Omit all images, then return the remaining material exactly as it stands.

* Begin Available data *

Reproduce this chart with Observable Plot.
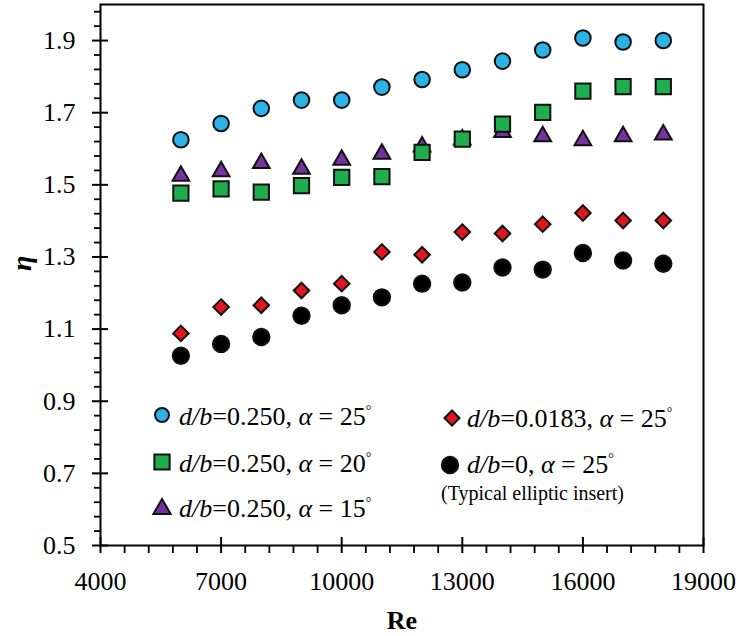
<!DOCTYPE html>
<html><head><meta charset="utf-8">
<script src="https://cdn.jsdelivr.net/npm/d3@7"></script>
<script src="https://cdn.jsdelivr.net/npm/@observablehq/plot@0.6"></script>
<style>html,body{margin:0;padding:0;background:#fff;} svg{display:block}</style>
</head><body><div id="chart"></div>
<script>
// ---- data ----
const reynolds = [6000, 7000, 8000, 9000, 10000, 11000, 12000, 13000, 14000, 15000, 16000, 17000, 18000];
const etaD0250A25 = [1.625, 1.670, 1.712, 1.735, 1.735, 1.771, 1.792, 1.819, 1.843, 1.874, 1.907, 1.896, 1.900];
const etaD0250A20 = [1.477, 1.489, 1.480, 1.498, 1.521, 1.523, 1.590, 1.627, 1.668, 1.701, 1.760, 1.772, 1.772];
const etaD0250A15 = [1.525, 1.537, 1.560, 1.544, 1.569, 1.586, 1.606, 1.625, 1.646, 1.634, 1.623, 1.634, 1.639];
const etaD00183A25 = [1.088, 1.161, 1.166, 1.207, 1.226, 1.314, 1.306, 1.369, 1.365, 1.391, 1.422, 1.401, 1.401];
const etaD0A25 = [1.026, 1.059, 1.078, 1.137, 1.166, 1.188, 1.226, 1.229, 1.271, 1.265, 1.311, 1.290, 1.281];

const xTicks = [4000, 7000, 10000, 13000, 16000, 19000];
const yTicks = [0.5, 0.7, 0.9, 1.1, 1.3, 1.5, 1.7, 1.9];
const xMinor = d3.range(4000, 19000, 600).filter(v => !xTicks.includes(v));
const yMinor = d3.range(0, 38).map(i => +(0.5 + i * 0.04).toFixed(2)).filter(v => !yTicks.some(t => Math.abs(t - v) < 1e-9));

const series = [
  {values: etaD0250A15, symbol: "triangle", fill: "#7431a0", r: 6.2},
  {values: etaD0250A20, symbol: "square", fill: "#1fae4e", r: 8.6},
  {values: etaD0250A25, symbol: "circle", fill: "#2bb3e6", r: 7.8},
  {values: etaD00183A25, symbol: "diamond2", fill: "#df161e", r: 7},
  {values: etaD0A25, symbol: "circle", fill: "#000000", r: 8.2}
];
const toRows = vals => vals.map((v, i) => ({Re: reynolds[i], eta: v}));

const W = 742, H = 636, ML = 100, MR = 39, MT = 4, MB = 91;
const frameW = W - ML - MR, frameH = H - MT - MB;
const font = "'Liberation Serif', 'Times New Roman', serif";

const chart = Plot.plot({
  width: W, height: H,
  marginLeft: ML, marginRight: MR, marginTop: MT, marginBottom: MB,
  x: {domain: [4000, 19000]},
  y: {domain: [0.5, 2.0]},
  style: {fontFamily: font, fontSize: "26px", color: "black", background: "white"},
  marks: [
    Plot.axisX({ticks: xTicks, tickSize: 8, tickPadding: 18, fontSize: 26, strokeWidth: 2, label: null, tickFormat: d => String(d)}),
    Plot.axisX({ticks: xMinor, tickSize: 8, text: null, strokeWidth: 1.8, label: null}),
    Plot.tickX(xTicks, {x: d => d, insetTop: frameH - 8, strokeWidth: 2}),
    Plot.axisY({ticks: yTicks, tickSize: 8, tickPadding: 17, fontSize: 26, strokeWidth: 2, label: null, tickFormat: d => d.toFixed(1)}),
    Plot.axisY({ticks: yMinor, tickSize: 6, text: null, strokeWidth: 1.8, label: null}),
    Plot.tickY(yTicks, {y: d => d, insetRight: frameW - 8, strokeWidth: 2}),
    Plot.frame({stroke: "black", strokeWidth: 2}),
    ...series.map(s => Plot.dot(toRows(s.values), {
      x: "Re", y: "eta", symbol: s.symbol, r: s.r, fill: s.fill,
      stroke: "#111", strokeWidth: 2
    })),
    Plot.text(["η"], {frameAnchor: "left", dx: -78, dy: -4, rotate: -90, fontSize: 28, fontWeight: "bold", fontStyle: "italic"}),
    Plot.text(["Re"], {frameAnchor: "bottom", dy: 83, lineAnchor: "bottom", fontSize: 26, fontWeight: "bold"})
  ]
});
document.getElementById("chart").appendChild(chart);

// ---- legend (inside the plot area) ----
const svg = d3.select(chart);
const lg = svg.append("g").attr("font-family", font).attr("fill", "black")
  .attr("text-anchor", "start").style("white-space", "pre");
const legendItems = [
  {symbol: d3.symbolCircle, fill: "#2bb3e6", r: 7, mx: 162, my: 415, tx: 179, ty: 425, db: "0.250", a: "25"},
  {symbol: d3.symbolSquare, fill: "#1fae4e", r: 8.6, mx: 162, my: 462, tx: 179, ty: 472, db: "0.250", a: "20"},
  {symbol: d3.symbolTriangle, fill: "#7431a0", r: 6.4, mx: 162, my: 509, tx: 179, ty: 517, db: "0.250", a: "15"},
  {symbol: d3.symbolDiamond2, fill: "#df161e", r: 6.8, mx: 452, my: 418, tx: 467, ty: 427, db: "0.0183", a: "25"},
  {symbol: d3.symbolCircle, fill: "#000000", r: 8.2, mx: 450, my: 465, tx: 467, ty: 473, db: "0", a: "25"}
];
for (const it of legendItems) {
  lg.append("path")
    .attr("d", d3.symbol(it.symbol, Math.PI * it.r * it.r)())
    .attr("transform", `translate(${it.mx},${it.my})`)
    .attr("fill", it.fill).attr("stroke", "#111").attr("stroke-width", 2);
  const t = lg.append("text").attr("x", it.tx).attr("y", it.ty).attr("font-size", 26).attr("text-anchor", "start");
  t.append("tspan").attr("font-style", "italic").text("d/b");
  t.append("tspan").text(`=${it.db}, `);
  t.append("tspan").attr("font-style", "italic").text("α");
  t.append("tspan").text(` = ${it.a}`);
  t.append("tspan").attr("font-size", 14).attr("dy", -10).text("°");
}
lg.append("text").attr("x", 441).attr("y", 500).attr("font-size", 20).attr("text-anchor", "start").text("(Typical elliptic insert)");
</script>
</body></html>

* End Available data *

= Solution =
Reproduce this chart with Observable Plot.
<!DOCTYPE html>
<html><head><meta charset="utf-8">
<script src="https://cdn.jsdelivr.net/npm/d3@7"></script>
<script src="https://cdn.jsdelivr.net/npm/@observablehq/plot@0.6"></script>
<style>html,body{margin:0;padding:0;background:#fff;} svg{display:block}</style>
</head><body><div id="chart"></div>
<script>
// ---- data ----
const reynolds = [6000, 7000, 8000, 9000, 10000, 11000, 12000, 13000, 14000, 15000, 16000, 17000, 18000];
const etaD0250A25 = [1.625, 1.670, 1.712, 1.735, 1.735, 1.771, 1.792, 1.819, 1.843, 1.874, 1.907, 1.896, 1.900];
const etaD0250A20 = [1.477, 1.489, 1.480, 1.498, 1.521, 1.523, 1.590, 1.627, 1.668, 1.701, 1.760, 1.772, 1.772];
const etaD0250A15 = [1.525, 1.537, 1.560, 1.544, 1.569, 1.586, 1.606, 1.625, 1.646, 1.634, 1.623, 1.634, 1.639];
const etaD00183A25 = [1.088, 1.161, 1.166, 1.207, 1.226, 1.314, 1.306, 1.369, 1.365, 1.391, 1.422, 1.401, 1.401];
const etaD0A25 = [1.026, 1.059, 1.078, 1.137, 1.166, 1.188, 1.226, 1.229, 1.271, 1.265, 1.311, 1.290, 1.281];

const xTicks = [4000, 7000, 10000, 13000, 16000, 19000];
const yTicks = [0.5, 0.7, 0.9, 1.1, 1.3, 1.5, 1.7, 1.9];
const xMinor = d3.range(4000, 19000, 600).filter(v => !xTicks.includes(v));
const yMinor = d3.range(0, 38).map(i => +(0.5 + i * 0.04).toFixed(2)).filter(v => !yTicks.some(t => Math.abs(t - v) < 1e-9));

const series = [
  {values: etaD0250A15, symbol: "triangle", fill: "#7431a0", r: 6.2},
  {values: etaD0250A20, symbol: "square", fill: "#1fae4e", r: 8.6},
  {values: etaD0250A25, symbol: "circle", fill: "#2bb3e6", r: 7.8},
  {values: etaD00183A25, symbol: "diamond2", fill: "#df161e", r: 7},
  {values: etaD0A25, symbol: "circle", fill: "#000000", r: 8.2}
];
const toRows = vals => vals.map((v, i) => ({Re: reynolds[i], eta: v}));

const W = 742, H = 636, ML = 100, MR = 39, MT = 4, MB = 91;
const frameW = W - ML - MR, frameH = H - MT - MB;
const font = "'Liberation Serif', 'Times New Roman', serif";

const chart = Plot.plot({
  width: W, height: H,
  marginLeft: ML, marginRight: MR, marginTop: MT, marginBottom: MB,
  x: {domain: [4000, 19000]},
  y: {domain: [0.5, 2.0]},
  style: {fontFamily: font, fontSize: "26px", color: "black", background: "white"},
  marks: [
    Plot.axisX({ticks: xTicks, tickSize: 8, tickPadding: 18, fontSize: 26, strokeWidth: 2, label: null, tickFormat: d => String(d)}),
    Plot.axisX({ticks: xMinor, tickSize: 8, text: null, strokeWidth: 1.8, label: null}),
    Plot.tickX(xTicks, {x: d => d, insetTop: frameH - 8, strokeWidth: 2}),
    Plot.axisY({ticks: yTicks, tickSize: 8, tickPadding: 17, fontSize: 26, strokeWidth: 2, label: null, tickFormat: d => d.toFixed(1)}),
    Plot.axisY({ticks: yMinor, tickSize: 6, text: null, strokeWidth: 1.8, label: null}),
    Plot.tickY(yTicks, {y: d => d, insetRight: frameW - 8, strokeWidth: 2}),
    Plot.frame({stroke: "black", strokeWidth: 2}),
    ...series.map(s => Plot.dot(toRows(s.values), {
      x: "Re", y: "eta", symbol: s.symbol, r: s.r, fill: s.fill,
      stroke: "#111", strokeWidth: 2
    })),
    Plot.text(["η"], {frameAnchor: "left", dx: -78, dy: -4, rotate: -90, fontSize: 28, fontWeight: "bold", fontStyle: "italic"}),
    Plot.text(["Re"], {frameAnchor: "bottom", dy: 83, lineAnchor: "bottom", fontSize: 26, fontWeight: "bold"})
  ]
});
document.getElementById("chart").appendChild(chart);

// ---- legend (inside the plot area) ----
const svg = d3.select(chart);
const lg = svg.append("g").attr("font-family", font).attr("fill", "black")
  .attr("text-anchor", "start").style("white-space", "pre");
const legendItems = [
  {symbol: d3.symbolCircle, fill: "#2bb3e6", r: 7, mx: 162, my: 415, tx: 179, ty: 425, db: "0.250", a: "25"},
  {symbol: d3.symbolSquare, fill: "#1fae4e", r: 8.6, mx: 162, my: 462, tx: 179, ty: 472, db: "0.250", a: "20"},
  {symbol: d3.symbolTriangle, fill: "#7431a0", r: 6.4, mx: 162, my: 509, tx: 179, ty: 517, db: "0.250", a: "15"},
  {symbol: d3.symbolDiamond2, fill: "#df161e", r: 6.8, mx: 452, my: 418, tx: 467, ty: 427, db: "0.0183", a: "25"},
  {symbol: d3.symbolCircle, fill: "#000000", r: 8.2, mx: 450, my: 465, tx: 467, ty: 473, db: "0", a: "25"}
];
for (const it of legendItems) {
  lg.append("path")
    .attr("d", d3.symbol(it.symbol, Math.PI * it.r * it.r)())
    .attr("transform", `translate(${it.mx},${it.my})`)
    .attr("fill", it.fill).attr("stroke", "#111").attr("stroke-width", 2);
  const t = lg.append("text").attr("x", it.tx).attr("y", it.ty).attr("font-size", 26).attr("text-anchor", "start");
  t.append("tspan").attr("font-style", "italic").text("d/b");
  t.append("tspan").text(`=${it.db}, `);
  t.append("tspan").attr("font-style", "italic").text("α");
  t.append("tspan").text(` = ${it.a}`);
  t.append("tspan").attr("font-size", 14).attr("dy", -10).text("°");
}
lg.append("text").attr("x", 441).attr("y", 500).attr("font-size", 20).attr("text-anchor", "start").text("(Typical elliptic insert)");
</script>
</body></html>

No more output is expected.